La serata non si presentava facile. Proprio ieri i sindacati della Scala erano usciti dal letargo dell’evo Pereira, proclamando scioperi a ripetizione a partire dal 18 ottobre, giorno della prima di un atteso «Giulio Cesare» di Händel. In compenso, a fare il tifo per il Grigoletto sono arrivati Mara Venier e Tony Renis, in sala forse non tanto per Donizetti quanto per il giudice di «Amici», attività accessoria che al Vittorio ha dato una grande popolarità televisiva che molti puri e duri dell’opera, per inciso, non hanno affatto gradito.
E certo, ieri sera ogni battuta del meraviglioso libretto di Romani finiva per assumere doppi sensi malandrini. Nemorino entra subito dopo il primo coretto di villici, già evocatore: «Ma d’amor la vampa ardente / Ombra o rio non può temprar», che sembra fatto apposta per uno che nelle interviste racconta senza tanti tabù i dettagli della sua vita sessuale, pare intensissima. All’inizio, in ogni caso, Grigolo un po’ teso obiettivamente lo era, come ha dimostrato una cavatina in cui sembrava facesse fatica a buttar fuori la voce. Poi si è ripreso, ha fatto un bel duetto con Dulcamara e si è preso il primo applauso. E qui l’inconfondibile voce di uno dei loggionisti di più lungo corso si è fatta sentire da un palchetto: «Che scemi, i londinesi». Lui ha subito iniziato a grigoleggiare sempre di più. Si tratta del suo tipico modo di recitare sopra le righe, tutta una sottolineatura e una leziosaggine, una smorfia e un sospiro: il genere di overacting che, ironia della sorte, piace tanto al Met per lui sì bello e perduto. Però «Adina, credimi» era molto bello e nel secondo atto la romanza delle romanze, insomma la «furtiva lagrima», è stata applaudita e bissata, nonostante i buuu! di prammatica alcuni guastatori. Nulla di relativo alle accuse, però. Si è subito riconosciuto il tipico muggito di un altro dei soliti noti del loggione. 
Poi, finita la recita a tarallucci ed elisir, dopo aver gridato dalla ribalta «Vi amo!» al pubblico, Grigolo si è tolto qualche macigno dagli scarpini, parlando per la prima volta dopo l’affaire.

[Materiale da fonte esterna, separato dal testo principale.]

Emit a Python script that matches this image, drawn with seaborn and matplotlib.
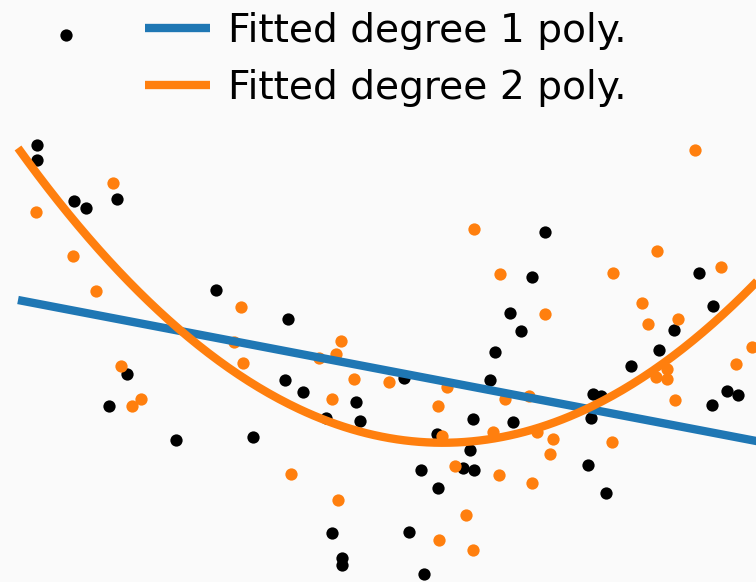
import numpy as np
import pandas as pd
import matplotlib
matplotlib.use("Agg")
import matplotlib.pyplot as plt
import seaborn as sns
from matplotlib.lines import Line2D

# ---- data ----
black_x = [0.38, 0.38, 1.12, 1.36, 1.98, 2.18, 1.82, 3.16, 3.96, 4.70, 5.40, 5.34, 5.70,
           6.16, 6.76, 6.84, 6.28, 6.48, 6.48, 7.82, 8.12, 7.72, 8.06, 8.40, 8.38, 8.90,
           9.12, 9.04, 9.10, 9.44, 9.54, 9.84, 10.06, 10.28, 10.54, 9.90, 11.40, 11.76,
           11.50, 11.66, 11.46, 12.26, 12.82, 13.12, 13.62, 13.90, 13.88, 14.18, 14.40]
black_y = [6.50, 6.20, 5.38, 5.24, 5.42, 1.92, 1.28, 0.60, 3.60, 0.66, 3.02, 1.80, 1.56,
           1.04, 1.36, 0.98, -1.26, -1.76, -1.90, -1.24, -2.08, 1.84, 0.00, -0.36, 0.72, 0.04,
           0.00, 0.40, 1.02, 1.80, 2.36, 3.14, 2.78, 3.86, 4.76, 0.96, 0.10, -0.46,
           1.52, 1.48, 1.04, 2.08, 2.40, 2.80, 3.94, 3.28, 1.30, 1.58, 1.50]

orange_x = [0.36, 1.90, 1.10, 1.56, 4.46, 4.32, 6.46, 6.36, 2.06, 2.28, 2.46, 4.50, 6.02,
            6.72, 6.28, 5.46, 6.40, 13.54, 9.12, 12.78, 14.06, 9.64, 11.90, 12.48, 12.60,
            13.20, 10.54, 14.68, 7.42, 8.58, 9.74, 10.22, 12.76, 12.98, 12.98, 14.36, 13.14,
            8.40, 8.48, 9.50, 10.38, 10.70, 10.64, 11.88, 8.74, 9.62, 10.28, 8.96, 8.42, 9.10]
orange_y = [5.16, 5.74, 4.28, 3.58, 3.26, 2.56, 2.58, 2.32, 2.08, 1.28, 1.42, 2.14, 2.24,
            1.82, 1.42, -0.08, -0.60, 6.40, 4.82, 4.38, 4.06, 3.92, 3.94, 3.34, 2.92,
            3.02, 3.12, 2.46, 1.76, 1.66, 1.42, 1.48, 1.86, 2.02, 1.82, 2.12, 1.40,
            1.28, 0.68, 0.76, 0.76, 0.62, 0.32, 0.56, 0.08, -0.10, -0.26, -0.90, -1.40, -1.60]

# fitted polynomial coefficients (highest power first)
fit1_coef = [-0.191, 3.40]
fit2_coef = [0.0817, -1.388, 6.44]
labels = ["Fitted degree 1 poly.", "Fitted degree 2 poly."]

bg = "#fafafa"
fig = plt.figure(figsize=(7.56, 5.82), dpi=100, facecolor=bg)
ax = fig.add_axes([0, 0, 1, 1])
ax.set_facecolor(bg)

sns.scatterplot(x=black_x, y=black_y, color="black", s=78, linewidth=0, ax=ax, zorder=2)
sns.scatterplot(x=orange_x, y=orange_y, color="#ff7f0e", s=78, linewidth=0, ax=ax, zorder=2)

xs = np.linspace(0, 15, 300)
df = pd.DataFrame({"x": xs,
                   "fit1": np.polyval(fit1_coef, xs),
                   "fit2": np.polyval(fit2_coef, xs)})
sns.lineplot(data=df, x="x", y="fit1", color="#1f77b4", lw=6, ax=ax, zorder=3,
             solid_capstyle="butt")
sns.lineplot(data=df, x="x", y="fit2", color="#ff7f0e", lw=6, ax=ax, zorder=3,
             solid_capstyle="butt")

ax.set_xlim(-0.36, 14.76)
ax.set_ylim(-2.24, 9.4)
ax.axis("off")

dot = ax.collections[0]
blank = Line2D([], [], alpha=0)
h1 = Line2D([], [], color="#1f77b4", lw=6, solid_capstyle="butt")
h2 = Line2D([], [], color="#ff7f0e", lw=6, solid_capstyle="butt")
fig.legend([dot, blank, h1, h2], ["", "", labels[0], labels[1]], ncol=2,
           loc="upper left", bbox_to_anchor=(0.023, 1.006), frameon=False,
           fontsize=28.2, handlelength=1.66, handletextpad=0.46, columnspacing=0.75,
           labelspacing=0.48, scatteryoffsets=[0.25], borderaxespad=0)

fig.savefig("out.png", dpi=100, facecolor=bg)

Ribadisce che si è trattato di un equivoco, che lui alla corista non ha toccato parti sensibili ma solo il pancione di gomma previsto dai costumi del «Faust», «e se questo in Inghilterra è considerata una molestia sessuale, beh, dovrebbero stabilirlo prima. In Italia in ogni caso non lo è. Contro di me non ci sono prove e nemmeno un’inchiesta. Questa serata cancella tutto. Grazie a tutti, al pubblico, alla Scala, a coro e orchestra. Torno a testa alta, libero».